▸ Dataset records
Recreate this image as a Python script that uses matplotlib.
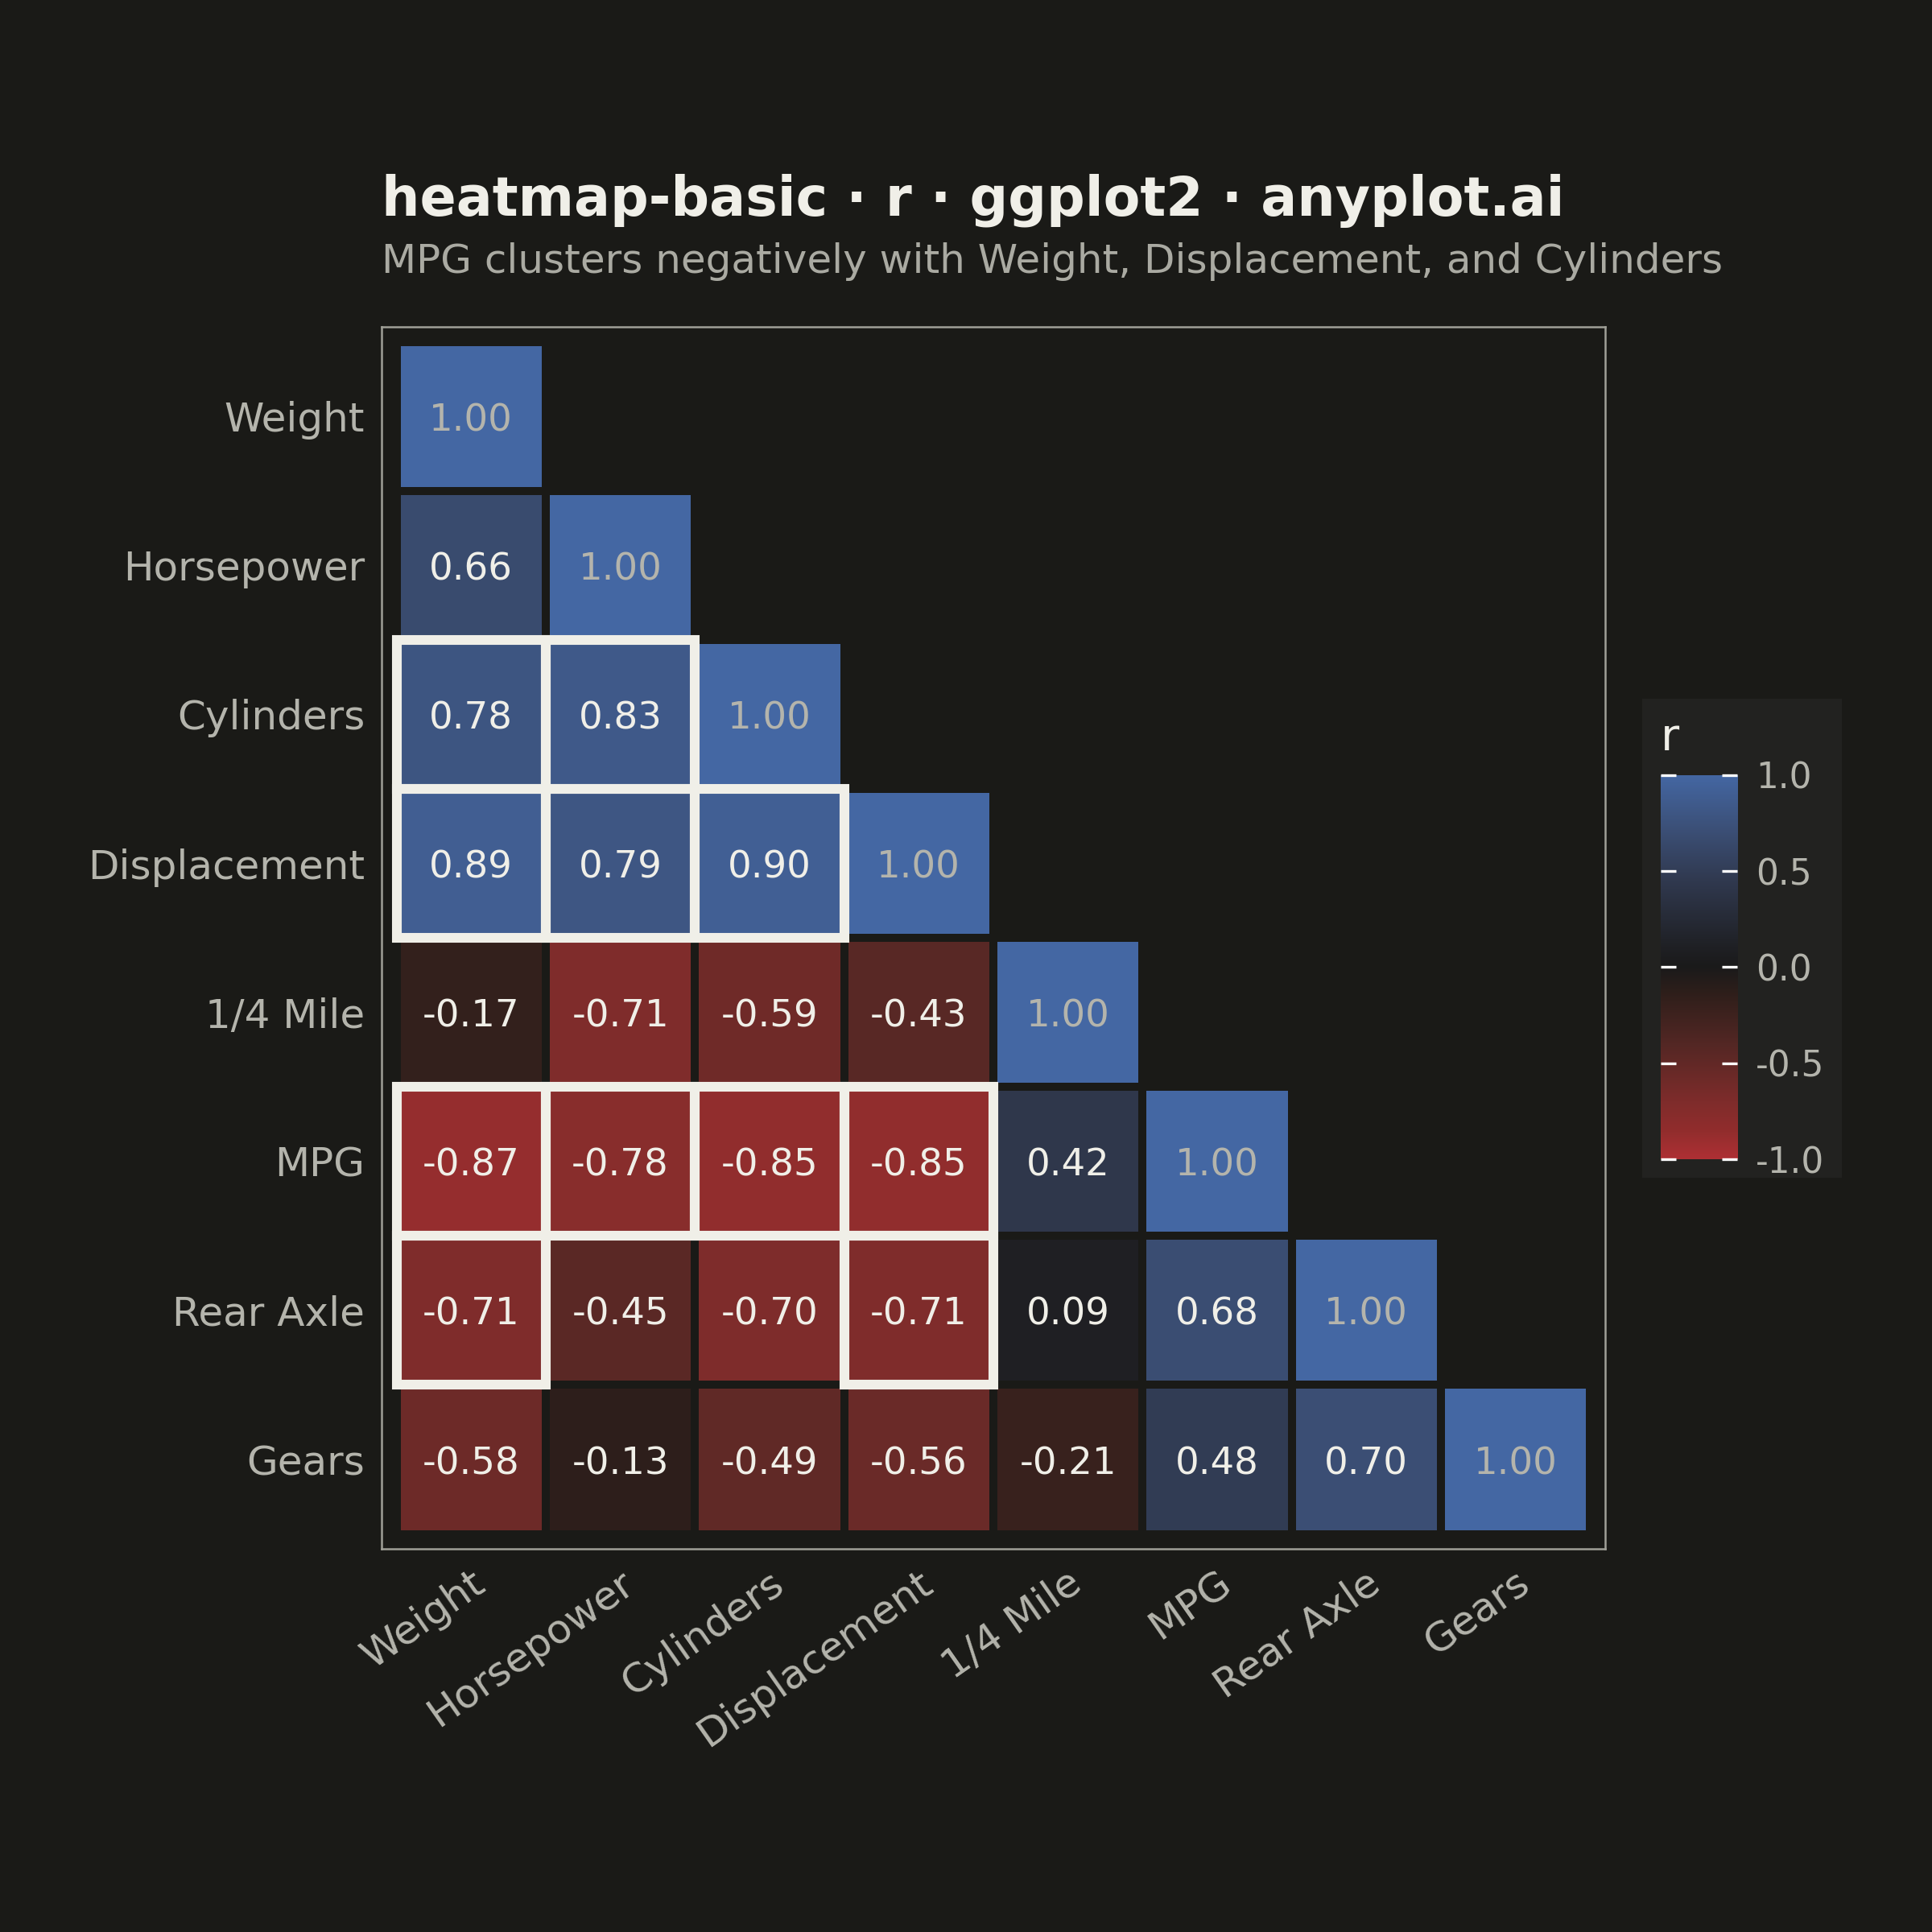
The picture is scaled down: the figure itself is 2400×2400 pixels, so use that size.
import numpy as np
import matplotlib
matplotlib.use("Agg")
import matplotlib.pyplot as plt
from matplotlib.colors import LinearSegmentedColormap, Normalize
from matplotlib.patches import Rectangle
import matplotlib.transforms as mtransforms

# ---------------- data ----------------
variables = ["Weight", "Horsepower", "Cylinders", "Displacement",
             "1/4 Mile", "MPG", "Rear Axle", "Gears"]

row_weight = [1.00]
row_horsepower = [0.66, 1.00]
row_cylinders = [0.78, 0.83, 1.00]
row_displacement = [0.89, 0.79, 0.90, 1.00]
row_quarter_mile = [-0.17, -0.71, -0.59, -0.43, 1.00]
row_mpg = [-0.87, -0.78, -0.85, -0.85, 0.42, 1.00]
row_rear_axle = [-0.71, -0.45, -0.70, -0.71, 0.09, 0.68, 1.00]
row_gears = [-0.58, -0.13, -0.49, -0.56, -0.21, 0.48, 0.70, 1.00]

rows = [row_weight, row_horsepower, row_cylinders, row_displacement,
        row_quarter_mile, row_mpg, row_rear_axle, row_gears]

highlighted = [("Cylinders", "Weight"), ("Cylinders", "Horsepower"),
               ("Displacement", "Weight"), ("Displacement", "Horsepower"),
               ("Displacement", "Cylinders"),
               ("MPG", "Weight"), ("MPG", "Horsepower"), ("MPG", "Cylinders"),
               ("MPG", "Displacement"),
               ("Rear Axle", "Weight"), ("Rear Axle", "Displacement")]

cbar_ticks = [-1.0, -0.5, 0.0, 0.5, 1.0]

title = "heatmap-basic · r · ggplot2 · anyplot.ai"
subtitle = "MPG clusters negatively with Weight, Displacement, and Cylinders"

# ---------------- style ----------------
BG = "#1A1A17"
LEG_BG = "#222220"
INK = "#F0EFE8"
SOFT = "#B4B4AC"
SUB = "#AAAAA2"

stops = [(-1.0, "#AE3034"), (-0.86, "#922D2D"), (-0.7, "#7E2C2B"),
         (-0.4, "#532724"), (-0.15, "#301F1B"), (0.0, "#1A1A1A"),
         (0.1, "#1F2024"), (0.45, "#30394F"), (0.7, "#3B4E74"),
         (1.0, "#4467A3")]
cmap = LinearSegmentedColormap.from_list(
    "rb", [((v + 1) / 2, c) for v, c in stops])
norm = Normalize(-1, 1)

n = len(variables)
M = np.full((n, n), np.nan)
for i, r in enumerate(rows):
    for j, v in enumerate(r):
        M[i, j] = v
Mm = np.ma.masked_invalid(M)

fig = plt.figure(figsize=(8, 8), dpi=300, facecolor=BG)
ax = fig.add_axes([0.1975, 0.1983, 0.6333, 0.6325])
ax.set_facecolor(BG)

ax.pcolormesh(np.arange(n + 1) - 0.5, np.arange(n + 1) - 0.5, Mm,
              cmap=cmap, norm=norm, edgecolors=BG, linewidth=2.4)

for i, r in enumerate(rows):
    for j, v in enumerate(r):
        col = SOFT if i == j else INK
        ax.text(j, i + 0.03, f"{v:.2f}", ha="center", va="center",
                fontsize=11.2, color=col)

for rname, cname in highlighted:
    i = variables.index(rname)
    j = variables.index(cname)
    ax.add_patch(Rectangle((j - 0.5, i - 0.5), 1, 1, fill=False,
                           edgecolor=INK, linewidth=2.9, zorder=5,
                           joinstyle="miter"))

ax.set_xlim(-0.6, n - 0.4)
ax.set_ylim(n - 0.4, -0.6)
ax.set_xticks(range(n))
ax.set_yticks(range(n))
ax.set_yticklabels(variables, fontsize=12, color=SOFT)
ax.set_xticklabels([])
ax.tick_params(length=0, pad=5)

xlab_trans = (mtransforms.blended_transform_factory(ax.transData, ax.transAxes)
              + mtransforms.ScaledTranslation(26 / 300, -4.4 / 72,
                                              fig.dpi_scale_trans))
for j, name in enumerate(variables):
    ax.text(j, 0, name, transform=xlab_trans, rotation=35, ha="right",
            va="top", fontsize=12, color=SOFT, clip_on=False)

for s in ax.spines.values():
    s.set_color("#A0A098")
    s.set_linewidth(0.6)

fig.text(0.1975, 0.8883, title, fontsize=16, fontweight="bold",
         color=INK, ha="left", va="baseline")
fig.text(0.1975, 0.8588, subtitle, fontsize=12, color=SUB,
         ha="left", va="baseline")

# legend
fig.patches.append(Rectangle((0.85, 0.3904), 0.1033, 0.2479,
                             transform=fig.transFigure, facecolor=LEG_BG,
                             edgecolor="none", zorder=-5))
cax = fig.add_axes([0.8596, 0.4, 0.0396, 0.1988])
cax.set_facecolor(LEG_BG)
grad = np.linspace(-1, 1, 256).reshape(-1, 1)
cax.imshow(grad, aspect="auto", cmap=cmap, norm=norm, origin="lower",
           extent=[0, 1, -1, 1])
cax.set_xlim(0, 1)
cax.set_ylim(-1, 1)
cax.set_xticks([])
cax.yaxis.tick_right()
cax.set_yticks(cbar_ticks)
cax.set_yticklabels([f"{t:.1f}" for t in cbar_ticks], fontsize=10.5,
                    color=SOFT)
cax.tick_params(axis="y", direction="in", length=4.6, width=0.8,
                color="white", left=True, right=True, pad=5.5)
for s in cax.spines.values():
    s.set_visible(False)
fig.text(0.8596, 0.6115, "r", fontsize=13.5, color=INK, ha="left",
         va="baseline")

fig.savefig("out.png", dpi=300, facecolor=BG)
---
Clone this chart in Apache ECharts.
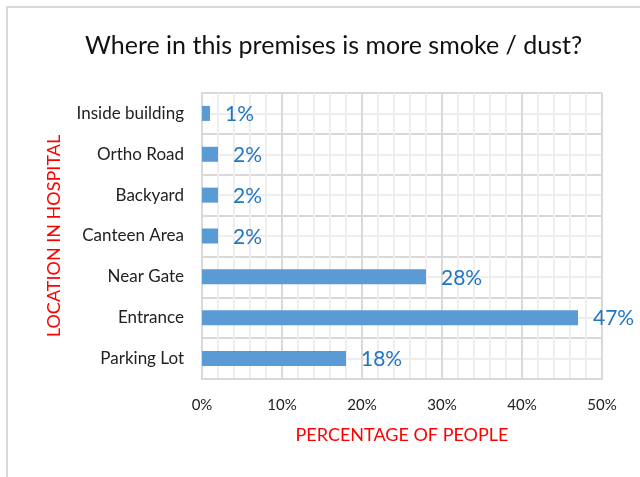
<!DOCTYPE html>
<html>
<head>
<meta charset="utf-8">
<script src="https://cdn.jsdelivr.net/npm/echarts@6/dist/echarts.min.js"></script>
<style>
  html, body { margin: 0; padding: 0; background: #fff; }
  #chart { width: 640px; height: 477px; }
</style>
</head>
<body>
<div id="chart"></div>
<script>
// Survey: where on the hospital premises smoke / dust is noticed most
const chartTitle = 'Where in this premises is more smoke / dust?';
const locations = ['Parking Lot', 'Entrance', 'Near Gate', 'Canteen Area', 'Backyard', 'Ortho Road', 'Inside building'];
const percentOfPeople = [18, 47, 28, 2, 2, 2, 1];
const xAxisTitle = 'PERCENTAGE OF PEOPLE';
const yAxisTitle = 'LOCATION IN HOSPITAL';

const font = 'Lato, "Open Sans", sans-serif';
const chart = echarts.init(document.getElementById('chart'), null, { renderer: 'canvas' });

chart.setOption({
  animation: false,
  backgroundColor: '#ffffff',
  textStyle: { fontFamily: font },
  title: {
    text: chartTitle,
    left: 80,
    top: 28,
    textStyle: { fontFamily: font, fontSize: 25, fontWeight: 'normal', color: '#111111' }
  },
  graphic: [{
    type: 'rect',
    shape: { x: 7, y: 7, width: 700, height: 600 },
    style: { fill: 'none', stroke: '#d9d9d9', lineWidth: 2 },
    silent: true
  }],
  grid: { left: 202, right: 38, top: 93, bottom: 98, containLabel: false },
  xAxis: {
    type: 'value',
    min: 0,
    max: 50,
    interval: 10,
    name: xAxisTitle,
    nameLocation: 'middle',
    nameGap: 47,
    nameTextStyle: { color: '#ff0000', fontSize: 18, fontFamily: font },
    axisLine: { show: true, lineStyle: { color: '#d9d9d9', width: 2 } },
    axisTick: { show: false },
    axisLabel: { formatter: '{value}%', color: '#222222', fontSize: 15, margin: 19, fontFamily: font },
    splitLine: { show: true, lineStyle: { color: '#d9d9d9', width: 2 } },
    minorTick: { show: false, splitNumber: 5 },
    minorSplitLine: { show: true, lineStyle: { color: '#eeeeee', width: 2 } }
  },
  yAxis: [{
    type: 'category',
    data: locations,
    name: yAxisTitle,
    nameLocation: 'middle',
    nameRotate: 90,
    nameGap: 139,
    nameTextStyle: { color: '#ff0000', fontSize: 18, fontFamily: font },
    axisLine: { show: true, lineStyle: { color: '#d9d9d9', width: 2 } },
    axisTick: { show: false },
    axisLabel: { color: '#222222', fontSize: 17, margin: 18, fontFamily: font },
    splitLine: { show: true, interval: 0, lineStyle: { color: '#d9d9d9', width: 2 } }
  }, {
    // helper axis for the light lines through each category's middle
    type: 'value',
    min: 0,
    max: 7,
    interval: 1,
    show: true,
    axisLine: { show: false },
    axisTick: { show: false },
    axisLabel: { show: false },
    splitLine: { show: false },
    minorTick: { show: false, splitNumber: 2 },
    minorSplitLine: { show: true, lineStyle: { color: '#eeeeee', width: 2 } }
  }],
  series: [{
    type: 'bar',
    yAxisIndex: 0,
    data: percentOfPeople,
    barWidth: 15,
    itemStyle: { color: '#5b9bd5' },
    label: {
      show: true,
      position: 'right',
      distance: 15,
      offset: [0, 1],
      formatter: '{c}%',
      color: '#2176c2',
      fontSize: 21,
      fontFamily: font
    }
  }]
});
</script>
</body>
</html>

▸ Exercise requirements
In the listing above, find the line containing "Recreate this image" and the line containing "row_quarter_mile, row_mpg, row_rear_axle, row_gears]", then return both of them and every line between, exactly, without pictures.

▸ Exercise response
Recreate this image as a Python script that uses matplotlib.
The picture is scaled down: the figure itself is 2400×2400 pixels, so use that size.
import numpy as np
import matplotlib
matplotlib.use("Agg")
import matplotlib.pyplot as plt
from matplotlib.colors import LinearSegmentedColormap, Normalize
from matplotlib.patches import Rectangle
import matplotlib.transforms as mtransforms

# ---------------- data ----------------
variables = ["Weight", "Horsepower", "Cylinders", "Displacement",
             "1/4 Mile", "MPG", "Rear Axle", "Gears"]

row_weight = [1.00]
row_horsepower = [0.66, 1.00]
row_cylinders = [0.78, 0.83, 1.00]
row_displacement = [0.89, 0.79, 0.90, 1.00]
row_quarter_mile = [-0.17, -0.71, -0.59, -0.43, 1.00]
row_mpg = [-0.87, -0.78, -0.85, -0.85, 0.42, 1.00]
row_rear_axle = [-0.71, -0.45, -0.70, -0.71, 0.09, 0.68, 1.00]
row_gears = [-0.58, -0.13, -0.49, -0.56, -0.21, 0.48, 0.70, 1.00]

rows = [row_weight, row_horsepower, row_cylinders, row_displacement,
        row_quarter_mile, row_mpg, row_rear_axle, row_gears]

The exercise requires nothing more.